General Growth Properties Considers Sale Of Assets, Reviews Strategic Options
The CEO of mall owner General Growth Properties said the company is considering a sale of assets and other strategic options as the REIT suffered nearly a 50% drop in Q1 earnings compared to the first quarter of last year.
Sandeep Mathrani said on the Q1 earnings call Monday that there is an extensive divide between the company's asset valuations in public and private markets, Seeking Alpha reports. As a result, the property owner is exploring strategic options to bridge that gap.
"We will pick a path in the near term. We are looking at assets on both ends of the quality spectrum. There is no sacred cow. We could sell assets and dividend cash. We could sell assets and buy back our shares. We will get value to our shareholders," Mathrani said on the earnings call, Street Insider reports. "The breakup value is more than the current market capitalization. The business is strong. We will pick a path soon."
The move causes some to wonder whether the tumultuous retail environment — fraught with massive store closures and retail bankruptcies higher than those experienced during the Great Recession — will force publicly traded mall owners to go private.
General Growth Properties is among the top regional mall owners in the country.
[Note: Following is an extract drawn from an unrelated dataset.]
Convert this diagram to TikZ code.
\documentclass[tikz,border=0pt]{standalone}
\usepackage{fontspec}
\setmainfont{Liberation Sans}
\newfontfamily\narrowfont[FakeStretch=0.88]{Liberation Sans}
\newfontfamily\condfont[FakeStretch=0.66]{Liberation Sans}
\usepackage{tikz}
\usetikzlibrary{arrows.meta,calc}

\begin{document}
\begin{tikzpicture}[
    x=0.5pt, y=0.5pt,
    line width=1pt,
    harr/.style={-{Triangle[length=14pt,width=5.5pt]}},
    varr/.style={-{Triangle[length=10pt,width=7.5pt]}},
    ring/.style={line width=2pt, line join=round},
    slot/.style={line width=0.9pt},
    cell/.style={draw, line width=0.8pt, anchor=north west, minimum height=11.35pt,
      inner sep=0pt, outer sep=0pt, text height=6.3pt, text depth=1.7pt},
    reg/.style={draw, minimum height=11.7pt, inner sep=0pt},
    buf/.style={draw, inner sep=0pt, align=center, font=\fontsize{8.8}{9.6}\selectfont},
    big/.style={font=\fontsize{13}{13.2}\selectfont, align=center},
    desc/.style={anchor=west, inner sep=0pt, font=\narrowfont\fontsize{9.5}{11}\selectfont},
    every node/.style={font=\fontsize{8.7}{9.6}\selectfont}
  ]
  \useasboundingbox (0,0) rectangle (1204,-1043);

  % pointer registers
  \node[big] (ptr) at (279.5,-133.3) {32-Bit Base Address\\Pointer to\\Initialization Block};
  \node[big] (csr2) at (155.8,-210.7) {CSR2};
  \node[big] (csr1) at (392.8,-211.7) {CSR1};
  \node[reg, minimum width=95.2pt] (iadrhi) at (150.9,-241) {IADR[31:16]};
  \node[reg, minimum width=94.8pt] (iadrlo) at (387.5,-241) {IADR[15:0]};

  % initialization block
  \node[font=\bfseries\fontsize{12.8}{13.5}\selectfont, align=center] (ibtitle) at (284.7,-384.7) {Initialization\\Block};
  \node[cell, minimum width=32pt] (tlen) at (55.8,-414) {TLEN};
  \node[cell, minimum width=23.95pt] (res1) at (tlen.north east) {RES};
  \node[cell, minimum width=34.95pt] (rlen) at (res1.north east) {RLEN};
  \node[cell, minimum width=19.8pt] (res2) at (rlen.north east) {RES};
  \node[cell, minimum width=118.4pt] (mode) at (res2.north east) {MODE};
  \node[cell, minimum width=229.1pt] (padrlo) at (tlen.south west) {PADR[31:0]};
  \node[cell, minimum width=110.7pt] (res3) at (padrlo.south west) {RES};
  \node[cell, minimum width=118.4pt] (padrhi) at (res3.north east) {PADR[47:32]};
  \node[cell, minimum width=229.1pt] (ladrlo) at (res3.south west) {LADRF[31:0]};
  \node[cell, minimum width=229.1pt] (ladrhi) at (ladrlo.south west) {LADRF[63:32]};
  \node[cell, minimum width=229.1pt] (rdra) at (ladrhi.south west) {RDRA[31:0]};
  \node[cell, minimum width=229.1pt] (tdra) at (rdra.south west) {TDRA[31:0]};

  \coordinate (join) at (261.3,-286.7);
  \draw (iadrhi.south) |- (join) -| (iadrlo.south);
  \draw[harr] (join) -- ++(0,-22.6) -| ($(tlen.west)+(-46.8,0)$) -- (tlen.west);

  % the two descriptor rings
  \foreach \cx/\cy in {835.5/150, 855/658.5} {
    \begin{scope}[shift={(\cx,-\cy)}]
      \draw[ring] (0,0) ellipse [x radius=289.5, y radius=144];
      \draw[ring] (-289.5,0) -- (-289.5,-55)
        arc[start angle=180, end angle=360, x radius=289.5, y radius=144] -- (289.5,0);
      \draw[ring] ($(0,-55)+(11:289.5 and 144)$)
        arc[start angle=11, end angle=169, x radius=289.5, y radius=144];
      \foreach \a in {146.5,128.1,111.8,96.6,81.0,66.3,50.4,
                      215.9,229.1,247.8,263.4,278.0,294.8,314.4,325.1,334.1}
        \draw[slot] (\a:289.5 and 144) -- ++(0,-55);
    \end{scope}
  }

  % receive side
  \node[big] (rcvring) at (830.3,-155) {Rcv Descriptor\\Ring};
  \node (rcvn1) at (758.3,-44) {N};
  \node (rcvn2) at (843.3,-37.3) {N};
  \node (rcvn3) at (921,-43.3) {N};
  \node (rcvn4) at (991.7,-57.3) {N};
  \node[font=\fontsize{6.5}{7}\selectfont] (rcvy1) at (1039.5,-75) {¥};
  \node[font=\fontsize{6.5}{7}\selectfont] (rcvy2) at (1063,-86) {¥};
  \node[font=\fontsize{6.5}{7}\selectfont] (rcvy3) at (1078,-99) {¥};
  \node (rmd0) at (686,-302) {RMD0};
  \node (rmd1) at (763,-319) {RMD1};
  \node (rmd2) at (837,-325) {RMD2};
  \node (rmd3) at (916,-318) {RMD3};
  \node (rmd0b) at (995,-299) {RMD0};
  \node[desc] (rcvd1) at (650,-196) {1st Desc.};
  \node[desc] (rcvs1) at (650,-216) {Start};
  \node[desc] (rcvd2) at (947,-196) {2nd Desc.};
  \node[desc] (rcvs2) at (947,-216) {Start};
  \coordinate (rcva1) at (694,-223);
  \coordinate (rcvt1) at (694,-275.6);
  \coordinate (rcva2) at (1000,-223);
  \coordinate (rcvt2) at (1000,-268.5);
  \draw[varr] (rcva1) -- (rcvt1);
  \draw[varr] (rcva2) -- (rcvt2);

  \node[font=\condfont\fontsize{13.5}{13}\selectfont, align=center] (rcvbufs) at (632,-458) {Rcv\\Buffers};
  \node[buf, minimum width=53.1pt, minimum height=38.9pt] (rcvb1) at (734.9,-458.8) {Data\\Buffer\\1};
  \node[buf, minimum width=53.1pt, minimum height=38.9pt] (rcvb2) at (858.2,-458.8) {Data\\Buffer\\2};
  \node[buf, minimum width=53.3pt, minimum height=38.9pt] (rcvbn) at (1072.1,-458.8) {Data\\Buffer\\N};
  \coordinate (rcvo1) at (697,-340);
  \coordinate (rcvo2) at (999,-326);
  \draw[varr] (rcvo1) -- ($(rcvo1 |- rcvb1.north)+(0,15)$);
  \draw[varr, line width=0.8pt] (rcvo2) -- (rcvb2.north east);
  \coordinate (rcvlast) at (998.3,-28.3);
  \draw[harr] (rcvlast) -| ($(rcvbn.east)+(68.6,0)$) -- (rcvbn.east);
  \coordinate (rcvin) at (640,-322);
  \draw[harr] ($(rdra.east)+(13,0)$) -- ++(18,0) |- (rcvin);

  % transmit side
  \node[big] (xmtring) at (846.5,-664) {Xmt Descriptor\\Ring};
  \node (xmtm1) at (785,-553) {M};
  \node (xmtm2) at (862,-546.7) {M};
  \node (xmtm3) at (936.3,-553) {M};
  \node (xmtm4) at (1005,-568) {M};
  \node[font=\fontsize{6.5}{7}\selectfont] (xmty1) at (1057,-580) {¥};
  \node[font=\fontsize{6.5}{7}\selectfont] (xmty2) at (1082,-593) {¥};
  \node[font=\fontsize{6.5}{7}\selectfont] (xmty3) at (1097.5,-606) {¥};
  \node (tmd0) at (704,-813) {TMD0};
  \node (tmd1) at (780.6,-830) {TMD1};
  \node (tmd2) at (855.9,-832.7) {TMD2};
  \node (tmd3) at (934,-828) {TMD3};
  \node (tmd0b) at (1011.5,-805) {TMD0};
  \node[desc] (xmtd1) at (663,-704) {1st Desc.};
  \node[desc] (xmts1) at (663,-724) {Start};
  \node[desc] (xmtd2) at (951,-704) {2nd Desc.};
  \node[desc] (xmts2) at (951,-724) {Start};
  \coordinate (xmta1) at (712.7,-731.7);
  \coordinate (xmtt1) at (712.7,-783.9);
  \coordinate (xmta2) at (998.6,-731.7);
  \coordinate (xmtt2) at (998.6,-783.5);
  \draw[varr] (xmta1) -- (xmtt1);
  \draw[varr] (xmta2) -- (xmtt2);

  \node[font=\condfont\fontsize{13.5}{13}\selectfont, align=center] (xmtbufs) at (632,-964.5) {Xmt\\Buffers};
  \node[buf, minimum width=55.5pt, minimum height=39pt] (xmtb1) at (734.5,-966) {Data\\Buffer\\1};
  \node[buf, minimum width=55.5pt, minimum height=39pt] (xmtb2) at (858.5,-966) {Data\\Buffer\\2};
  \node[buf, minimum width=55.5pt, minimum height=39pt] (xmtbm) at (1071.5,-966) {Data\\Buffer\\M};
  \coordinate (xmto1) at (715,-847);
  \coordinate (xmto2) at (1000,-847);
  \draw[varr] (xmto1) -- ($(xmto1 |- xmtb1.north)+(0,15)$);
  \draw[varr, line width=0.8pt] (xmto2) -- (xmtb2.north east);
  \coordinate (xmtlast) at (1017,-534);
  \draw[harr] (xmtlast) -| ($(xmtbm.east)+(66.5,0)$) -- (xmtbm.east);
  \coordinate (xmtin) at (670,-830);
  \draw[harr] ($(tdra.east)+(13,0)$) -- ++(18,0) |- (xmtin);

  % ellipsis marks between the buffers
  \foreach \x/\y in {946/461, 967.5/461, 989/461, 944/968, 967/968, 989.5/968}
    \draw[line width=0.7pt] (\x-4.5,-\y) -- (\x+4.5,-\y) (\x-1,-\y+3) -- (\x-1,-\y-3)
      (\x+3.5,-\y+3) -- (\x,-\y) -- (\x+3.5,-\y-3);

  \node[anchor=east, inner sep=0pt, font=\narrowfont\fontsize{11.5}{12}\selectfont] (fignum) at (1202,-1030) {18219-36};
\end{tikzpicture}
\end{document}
The REIT reported Q1 profits of $107M (or 11 cents a share) for the quarter ending March 31, down 44% from $192M (20 cents a share) reported in the year-ago quarter — which the company attributes to the sale of four properties, which boosted 2016 gains.
CORRECTION, JUNE 8, 8:10 P.M. ET: A previous version of this story incorrectly stated General Growth Properties is pursuing privatization as a strategic option to bridge the gap between its asset valuations. The story and headline have been updated.